4-Calculate the volume of the error ellipsoid using the determinant of the inverse FIM and the confidence region that I want to consider. More information can be found here. The ellipsoid volume is given by:
$V = \frac{(K\pi)^{n/2}}{\Gamma(\frac{n}{2}+1)}\sqrt{det([\mathcal{I(\bar{x})}]^{-1})}$
After doing these calculations for different kinds of input $I_1, I_2, I_3$ and the others, I claim that the input for which we can achieve the lowest error ellipsoid volume is the most suitable one for our metrological task.

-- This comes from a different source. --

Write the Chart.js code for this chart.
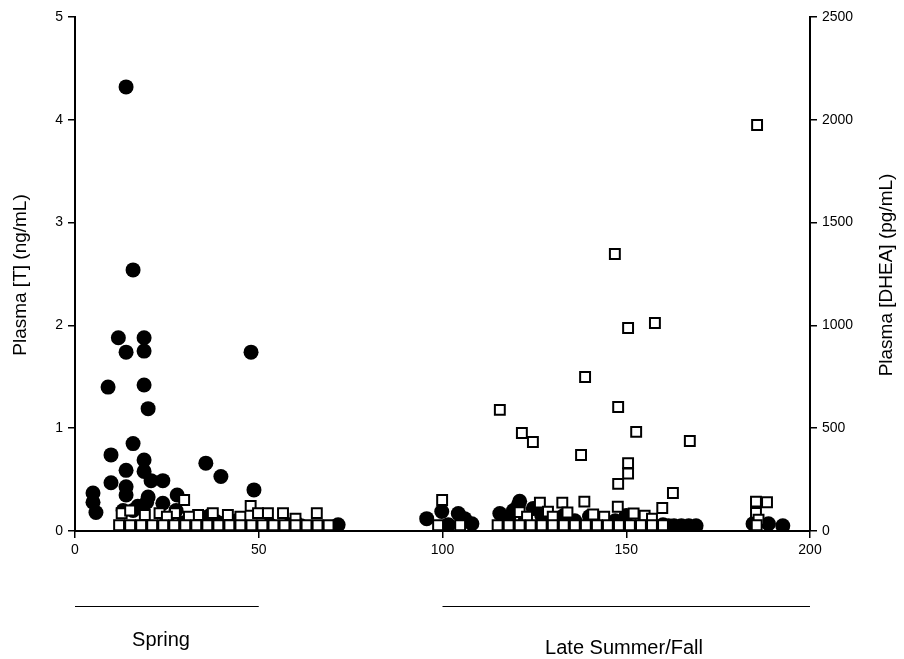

This kind of criterion which also amounts to maximizing the determinant of the Fisher information matrix is called the D-optimality criterion in system optimization. When I take the case $n=1$ the problem boils down to a single variable parameter estimation problem in which the CRLB is given by:
$var(x) \geq \frac{1}{\mathcal{I(\bar{x})}}$
For this case my results are consistent and I conclude that for a certain types of input $I_{k'}$ a smaller error bound is obtained. Keep in mind that my inputs are probability distributions. For $n>1$ we need to calculate the ellipsoid volume.
Basically if one kind of input can give tighter error bound for $n=1$, given that for $n>1$ the system is composed of the same units only repeated in a network, we should get the optimal result for the same kind of input $I_{k'}$. This happens for some parameters but not for the others and the results vary depending on the efficiency of the system and the intensity of the input (mean of the probability distribution describing the input).
So the question is: Can we characterize the total error using the volume of the error ellipsoids or should we do more? I am not sure if the D-optimality is enough or should I consider other criteria as well. The reason I\m not sure is that I have not seen any mathematical proofs on which types of criteria are needed for which types of systems. Any guidance is highly appreciated.